▶ _Your objective_:
Type again, exactly, the lines below from the start through the line that includes "y = np.array(events, dtype=float)".

_ _ _

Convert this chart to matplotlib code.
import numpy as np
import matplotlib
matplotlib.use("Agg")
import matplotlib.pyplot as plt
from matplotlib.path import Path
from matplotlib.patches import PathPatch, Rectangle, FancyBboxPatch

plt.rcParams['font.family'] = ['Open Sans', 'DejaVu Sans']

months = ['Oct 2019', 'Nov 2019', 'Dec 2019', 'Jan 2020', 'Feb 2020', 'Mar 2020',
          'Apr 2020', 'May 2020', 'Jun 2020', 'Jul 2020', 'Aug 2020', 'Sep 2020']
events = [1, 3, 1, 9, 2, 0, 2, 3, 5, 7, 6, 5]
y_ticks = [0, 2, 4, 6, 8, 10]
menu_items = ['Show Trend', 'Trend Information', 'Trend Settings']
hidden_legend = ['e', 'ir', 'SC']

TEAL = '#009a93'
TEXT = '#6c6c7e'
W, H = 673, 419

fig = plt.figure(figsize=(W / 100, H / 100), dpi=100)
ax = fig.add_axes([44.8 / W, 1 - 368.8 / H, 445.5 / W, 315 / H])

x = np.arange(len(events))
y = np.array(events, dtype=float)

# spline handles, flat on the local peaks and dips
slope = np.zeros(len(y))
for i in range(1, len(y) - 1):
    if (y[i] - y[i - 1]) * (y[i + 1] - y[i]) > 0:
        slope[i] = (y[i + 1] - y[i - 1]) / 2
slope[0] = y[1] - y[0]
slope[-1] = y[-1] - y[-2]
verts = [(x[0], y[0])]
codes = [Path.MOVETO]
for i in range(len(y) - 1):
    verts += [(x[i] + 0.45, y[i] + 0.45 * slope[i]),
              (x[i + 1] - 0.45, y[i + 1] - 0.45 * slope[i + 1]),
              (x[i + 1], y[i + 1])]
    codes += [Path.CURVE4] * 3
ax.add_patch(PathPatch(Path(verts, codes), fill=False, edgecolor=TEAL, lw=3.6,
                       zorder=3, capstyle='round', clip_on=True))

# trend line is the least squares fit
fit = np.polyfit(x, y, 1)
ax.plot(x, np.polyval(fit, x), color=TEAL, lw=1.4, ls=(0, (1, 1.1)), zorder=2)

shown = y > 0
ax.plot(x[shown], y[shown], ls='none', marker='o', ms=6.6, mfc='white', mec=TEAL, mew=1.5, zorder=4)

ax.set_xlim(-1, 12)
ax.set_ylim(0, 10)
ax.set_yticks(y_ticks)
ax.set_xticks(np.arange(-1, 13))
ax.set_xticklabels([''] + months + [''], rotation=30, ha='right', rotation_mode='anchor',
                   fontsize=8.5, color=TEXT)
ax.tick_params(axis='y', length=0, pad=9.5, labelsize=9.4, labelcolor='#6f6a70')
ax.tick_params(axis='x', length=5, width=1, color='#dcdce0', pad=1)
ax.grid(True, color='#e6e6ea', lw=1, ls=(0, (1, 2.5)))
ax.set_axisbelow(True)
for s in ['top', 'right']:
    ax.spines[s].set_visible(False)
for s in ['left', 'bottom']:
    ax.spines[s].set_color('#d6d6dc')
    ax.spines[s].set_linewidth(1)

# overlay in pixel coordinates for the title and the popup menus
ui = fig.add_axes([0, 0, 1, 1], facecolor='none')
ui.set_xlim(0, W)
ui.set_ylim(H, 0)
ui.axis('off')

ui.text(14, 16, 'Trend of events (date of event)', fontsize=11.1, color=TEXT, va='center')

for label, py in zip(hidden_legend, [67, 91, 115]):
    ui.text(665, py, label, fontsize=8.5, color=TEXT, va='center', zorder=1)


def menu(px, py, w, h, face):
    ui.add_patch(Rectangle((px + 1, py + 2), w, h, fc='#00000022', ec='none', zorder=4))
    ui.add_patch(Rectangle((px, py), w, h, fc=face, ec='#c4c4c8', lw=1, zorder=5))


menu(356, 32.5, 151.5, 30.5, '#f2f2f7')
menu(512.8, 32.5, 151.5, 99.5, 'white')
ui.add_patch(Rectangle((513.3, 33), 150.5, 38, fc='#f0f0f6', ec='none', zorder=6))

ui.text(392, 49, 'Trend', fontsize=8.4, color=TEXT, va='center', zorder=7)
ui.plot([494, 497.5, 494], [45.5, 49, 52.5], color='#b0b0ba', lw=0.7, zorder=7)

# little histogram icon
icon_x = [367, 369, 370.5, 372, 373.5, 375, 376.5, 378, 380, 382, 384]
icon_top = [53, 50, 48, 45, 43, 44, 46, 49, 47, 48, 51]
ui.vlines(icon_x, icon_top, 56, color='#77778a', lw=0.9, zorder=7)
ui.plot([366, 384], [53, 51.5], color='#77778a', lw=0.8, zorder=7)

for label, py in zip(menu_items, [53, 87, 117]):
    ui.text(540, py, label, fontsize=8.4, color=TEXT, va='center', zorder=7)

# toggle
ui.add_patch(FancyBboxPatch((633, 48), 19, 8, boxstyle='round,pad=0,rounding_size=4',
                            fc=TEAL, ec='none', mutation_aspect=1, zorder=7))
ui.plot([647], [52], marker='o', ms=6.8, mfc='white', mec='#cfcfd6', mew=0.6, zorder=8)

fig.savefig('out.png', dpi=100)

_ _ _

▶ _Right answer_:
Convert this chart to matplotlib code.
import numpy as np
import matplotlib
matplotlib.use("Agg")
import matplotlib.pyplot as plt
from matplotlib.path import Path
from matplotlib.patches import PathPatch, Rectangle, FancyBboxPatch

plt.rcParams['font.family'] = ['Open Sans', 'DejaVu Sans']

months = ['Oct 2019', 'Nov 2019', 'Dec 2019', 'Jan 2020', 'Feb 2020', 'Mar 2020',
          'Apr 2020', 'May 2020', 'Jun 2020', 'Jul 2020', 'Aug 2020', 'Sep 2020']
events = [1, 3, 1, 9, 2, 0, 2, 3, 5, 7, 6, 5]
y_ticks = [0, 2, 4, 6, 8, 10]
menu_items = ['Show Trend', 'Trend Information', 'Trend Settings']
hidden_legend = ['e', 'ir', 'SC']

TEAL = '#009a93'
TEXT = '#6c6c7e'
W, H = 673, 419

fig = plt.figure(figsize=(W / 100, H / 100), dpi=100)
ax = fig.add_axes([44.8 / W, 1 - 368.8 / H, 445.5 / W, 315 / H])

x = np.arange(len(events))
y = np.array(events, dtype=float)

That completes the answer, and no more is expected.